Histidine biosynthetic pathway and genes: Structure, regulation, and evolution

The essential amino acid histidine is synthesized by organisms belonging to the three cell domains Archaea, Bacteria, and Eukarya. The biosynthetic pathway appears to be the same in all the organisms irrespective of complexity, and is a good example of the unity of biochemistry. Details of this process have only recently been elucidated. Because of the high metabolic cost for its synthesis, the histidine pathway is subject to multiple and tight control mechanisms which have been studied in detail in only a few species: Salmonella typhimurium, Escherichia coli, and Saccharomyces cerevisiae. In S. typhimurium and E. coli, the biosynthetic pathway is specifically controlled in response to the availability of histidine by two distinct mechanisms: (i) enzymatic feedback inhibition and (ii) transcription attenuation. In addition, the system is responsive to metabolic control. Moreover, a nonspecific mechanism operating during the elongation step of transcription has been proposed to modulate tire levels of transcription in response to the rate of protein synthesis.
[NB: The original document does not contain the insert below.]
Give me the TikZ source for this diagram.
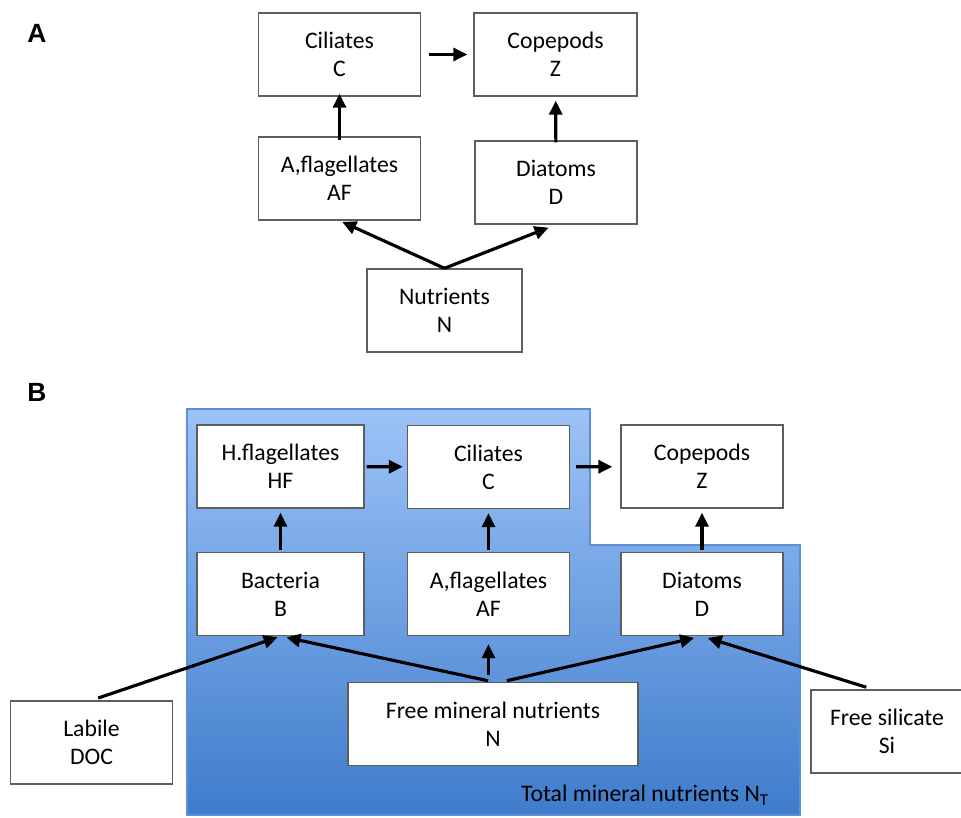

Finally, it has been recently discovered that his operon expression is regulated posttranscriptionally by a complex mechanism of segmental stabilization of regions of the native message. The cloning and sequencing of more than 60 his genes in more than 20 species has now made possible a detailed analysis of their structure, organization and evolution, revealing that major gene rearrangements (gene fusion, gene elongation, and gene duplication) have played an important role in shaping the pathway in the early stages of molecular evolution and also in its evolution in different microorganisms. Aside from the intrinsic importance of this metabolic pathway, this system fins been and is widely used to investigate fundamental aspects of molecular and cellular biology.